Yunanistan, Güney Kıbrıs Rum Yönetimi ve İsrail'in gerçekleştirdiği üçlü zirveye sert sözlerle yanıt veren Erdoğan, "İster Doğu Akdeniz'de ister Ege'de olsun, biz ne hak yeriz ne de hakkımızı yediririz" dedi.
Konuşmasına Ankara'da meydana gelen uçak kazasına değinerek başlayan Cumhurbaşkanı Erdoğan, Libya Genelkurmay Başkanı Orgeneral Muhammed Ali Ahmed el-Haddad ve beraberindeki heyetin hayatını kaybetmesinden derin üzüntü duyduğunu ifade etti. Erdoğan, "Kardeş Libya halkına, Libya Silahlı Kuvvetleri'ne ve hükümetine ülkem ve milletim adına taziyelerimi sunuyorum" ifadelerini kullandı. Kazayla ilgili soruşturmanın titizlikle sürdürüldüğünü de belirtti.
İsrail'in Batı Kudüs'te Yunanistan ve GKRY ile gerçekleştirdiği zirveye değinen Erdoğan, yapılan açıklamaların Türkiye açısından hiçbir bağlayıcılığı olmadığını söyledi. Netanyahu'nun Doğu Akdeniz'e ilişkin ifadelerine tepki gösteren Erdoğan, "Anlaşmalar yapılabilir, imzalar atılabilir. Bunların hiçbiri bizim politikamızı değiştirmez" dedi.
Cumhurbaşkanı Erdoğan, Kıbrıs Türk halkının hak ve çıkarlarının pazarlık konusu yapılamayacağını vurgulayarak şu ifadeleri kullandı:
"Biz dün olduğu gibi bugün de sulh ve sükûndan yanayız. Ancak bu, haksızlığa boyun eğeceğimiz anlamına gelmez. Kıbrıs Türkü'nün haklarının gasbedilmesine asla müsaade etmeyiz."
Konuşmasının en dikkat çeken bölümlerinden biri Filistin mesajı oldu. Erdoğan, Gazze'de yaşananlara dikkat çekerek sert ifadeler kullandı:
"Elinde 70 binden fazla Filistinli kardeşimizin kanı olanların hadsizliklerinin bizim nazarımızda teneke tıngırtısından farkı yoktur."
Bu sözler salonda uzun süre ayakta alkışlandı.
Erdoğan, Türkiye'nin provokasyonlara kapılmadan, uluslararası hukuk ve ikili anlaşmalar çerçevesinde hareket edeceğini belirterek, "Oyuna gelmedik, gelmeyeceğiz. Tahriklere kapılmadık, kapılmayacağız" dedi.
Cumhurbaşkanı Erdoğan, Recep ayının başlaması ve Regaip Gecesi vesilesiyle üç ayların önemine de değindi.

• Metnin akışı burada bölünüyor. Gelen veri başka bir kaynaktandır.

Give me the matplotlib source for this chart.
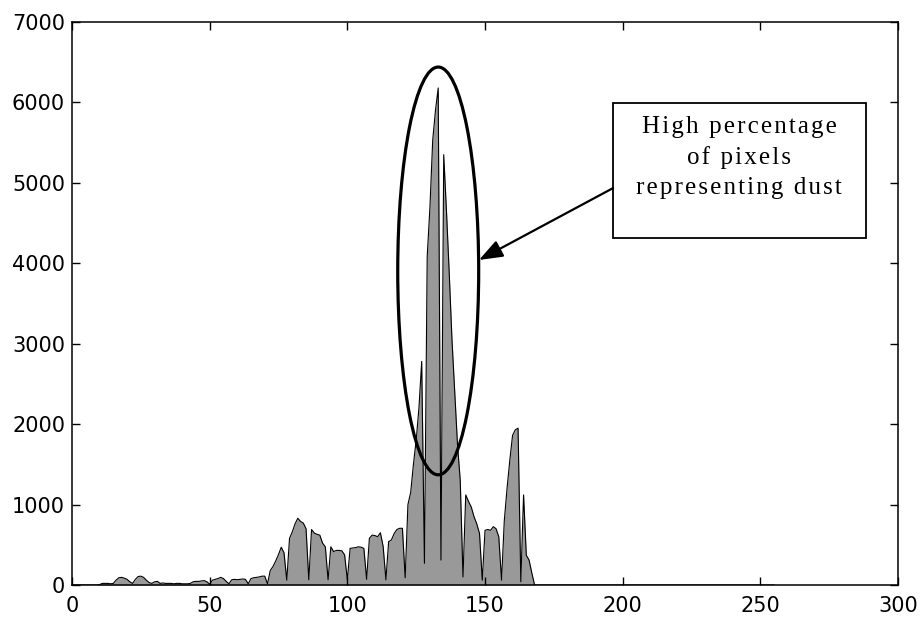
import matplotlib
matplotlib.use("Agg")
import matplotlib.pyplot as plt
from matplotlib.patches import Ellipse, Rectangle
import numpy as np

# histogram counts per gray level
levels = np.arange(0, 256)
counts_head = [
    0, 0, 0, 0, 0, 0, 0, 0, 0, 0,                       # 0-9
    5, 20, 20, 20, 15, 20, 60, 90, 95, 85,              # 10-19
    70, 40, 20, 70, 105, 110, 95, 60, 30, 20,           # 20-29
    40, 45, 20, 25, 20, 20, 20, 15, 20, 20,             # 30-39
    15, 15, 15, 20, 40, 45, 45, 50, 55, 40,             # 40-49
    10, 60, 70, 80, 95, 80, 45, 15, 65, 70,             # 50-59
    65, 70, 75, 70, 15, 80, 90, 95, 100, 110,           # 60-69
    110, 15, 180, 230, 300, 380, 470, 400, 60, 580,     # 70-79
    660, 760, 830, 790, 770, 700, 65, 690, 645, 630,    # 80-89
    620, 520, 475, 65, 475, 415, 430, 430, 425, 375,    # 90-99
    65, 455, 460, 465, 475, 470, 455, 70, 580, 620,     # 100-109
    615, 600, 650, 480, 65, 540, 560, 640, 690, 705,    # 110-119
    705, 90, 1000, 1150, 1500, 1800, 2200, 2780, 270, 4080,  # 120-129
    4700, 5530, 5900, 6180, 310, 5350, 4650, 3880, 3050, 2400,  # 130-139
    1750, 1300, 100, 1120, 1040, 970, 850, 760, 640, 60,  # 140-149
    680, 690, 680, 725, 700, 600, 60, 800, 1200, 1550,  # 150-159
    1860, 1930, 1950, 40, 1120, 370, 310, 150, 0,       # 160-168
]
counts = np.zeros(len(levels))
counts[:len(counts_head)] = counts_head

# ellipse around the main peak (data coords)
ell_center = (133.0, 3905)
ell_width = 29.4
ell_height = 5070

note_lines = ["High percentage", "of pixels", "representing dust"]

fig = plt.figure(figsize=(9.22, 6.18), dpi=100)
ax = fig.add_axes([0.0781, 0.0534, 0.8959, 0.9110])

ax.fill_between(levels, counts, 0, color="#999999", linewidth=0)
ax.plot(levels, counts, color="black", linewidth=0.8)

ax.set_xlim(0, 300)
ax.set_ylim(0, 7000)
ax.set_xticks(np.arange(0, 301, 50))
ax.set_yticks(np.arange(0, 7001, 1000))

ax.tick_params(direction="in", length=6, width=1, labelsize=15,
               top=True, right=True)
ax.tick_params(axis="x", pad=8)
ax.tick_params(axis="y", pad=5)
for s in ax.spines.values():
    s.set_linewidth(1.1)

ax.add_patch(Ellipse(ell_center, ell_width, ell_height, fill=False,
                     edgecolor="black", linewidth=2.3, zorder=5))

# text box, letters spread out with hair spaces
ax.add_patch(Rectangle((0.655, 0.616), 0.306, 0.240, transform=ax.transAxes,
                       fill=False, edgecolor="black", linewidth=1.3, zorder=5))
note = "\n".join("\u200a".join(line) for line in note_lines)
ax.text(0.8075, 0.759, note, transform=ax.transAxes, ha="center", va="center",
        family=["Liberation Serif", "DejaVu Serif"], fontsize=18,
        linespacing=1.46, zorder=6)

ax.annotate("", xy=(0.4927, 0.5773), xytext=(0.655, 0.705),
            xycoords="axes fraction", textcoords="axes fraction",
            arrowprops=dict(arrowstyle="-|>,head_length=0.8,head_width=0.3",
                            mutation_scale=18, color="black", linewidth=1.6,
                            shrinkA=0, shrinkB=0))

fig.savefig("out.png", dpi=100)
plt.close(fig)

AK Parti teşkilatlarına seslenen Erdoğan, kış ayları boyunca saha çalışmalarının artırılacağını, ev ziyaretleri, esnaf buluşmaları ve sivil toplum temaslarının yoğunlaştırılacağını söyledi.
Teşkilat mensuplarına net mesajlar veren Erdoğan, kibir ve uzak duruşa asla izin vermeyeceklerini vurguladı. "Vatandaşın kapısını çalmayan, derdiyle dertlenmeyen bu hareketin içinde barınamaz" diyen Erdoğan, ihtiyaç sahiplerine özellikle dikkat edilmesini istedi.
Gazze'de yaşanan insani krize de değinen Cumhurbaşkanı Erdoğan, ateşkesin ardından dahi şartların ağır olduğunu belirtti. Türkiye'nin bugüne kadar Gazze'ye yaklaşık 105 bin ton insani yardım gönderdiğini hatırlatan Erdoğan, üç aylar boyunca yardımların artırılacağını söyledi.
Konuşmasının sonunda tarihi ve vicdani bir çerçeve çizen Erdoğan, Türkiye'nin bin yıllık tarihinde mazlumun yanında yer aldığını vurguladı. "Biz sadece hakkın ve mazlumun tarafındayız" diyen Erdoğan, Türkiye'nin bu duruşundan asla vazgeçmeyeceğini ifade etti.